Gazprom held auctions for winter gas delivery
Only a third of the total on offer went, but it was a significant move for the Russian company
Russian export monopoly Gazprom Export tried a new approach to gas sales in September: it held auctions for winter gas delivery (1 October to 31 March), with volumes on offer at two points. Only a third of the 3.2bn m³ total on offer went, but it was seen as a significant move and one that would be welcomed by traders, allowing new counterparties to acquire gas directly from Gazprom and so improving liquidity marginally.
The European Commission is investigating Gazprom for allegations that it uses discriminatory pricing and that it has abused of its market position in the European Union’s gas markets, mainly in central and eastern Europe – the former Soviet bloc – where it traditionally dominates supplies.
The gas auctioned is in addition to what Gazprom is due to deliver and it said the mechanism “supplements the system of long-term contracts”.
As a result of the auction, over forty deals with 15 clients were concluded, with a total volume of over 1bn m³ sold. In all, 39 companies were qualified to bid.
The auction contract prices turned out higher than the average of Gazprom Export’s contract price for delivery October 2015 – March 2016. For central and northern Europe including Germany the prices were higher than the spot and forward prices on the European gas hubs, too, Gazprom says.

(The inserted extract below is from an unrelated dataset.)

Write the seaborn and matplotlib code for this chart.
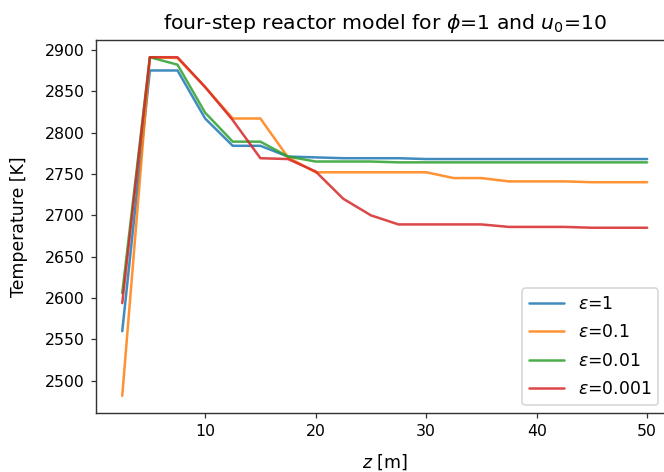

“We are satisfied with the process and the results of the auction. We managed to effectively sell additional gas volumes on our most important German direction, to earn additional revenues, and to gain valuable experience,” Gazprom’s Alexander Medvedev says.
There were three auctions. Two were for delivery at Greifswald, landing point for the Nord Stream pipeline, from where the gas may flow south or west; and the third was for delivery at Olbernhau II with the option for the buyers to purchase entry capacity to the Czech pipeline network from Gazprom Export.
For all Gazprom’s talk about a “pivot” to Asia, Europe will remain a vital revenue stream, and it has to find new ways to market its wares. The European Union is trying to reduce imports from Russia in favour of other sources, such as Azerbaijan and global LNG; and it is also trying to reduce its use of all fossil fuels, gas included.
At home, Gazprom is losing its status as the monopoly exporter, with Novatek becoming an exporter of LNG; while its search for new markets in Asia is not progressing as fast as Russia would have hoped.
A paper published in September by the Oxford Institute of Energy Studies and free for downloading considers these and other pressures and concludes that Gazprom is indeed groping towards a more market-based outlook, although it is largely being improvised in response to political and commercial events. The authors find signs that Gazprom is softening its rhetoric where European gas directives are concerned and bowing to the inevitable with respect to third-party access.
The paper suggests also that, with respect to the market dominance fears in Europe, Gazprom might lower its sights slightly and settle for supplying about 30% of Europe’s gas over the coming decades, allowing room for LNG imports.
Given the global LNG oversupply even before competitively-priced US exports hit the market, and the paper’s estimate that Russia’s long-term customers have cut their take-or-pay commitments to an average 70%, Gazprom will perhaps be lucky to achieve even that much unless it savagely cuts its prices.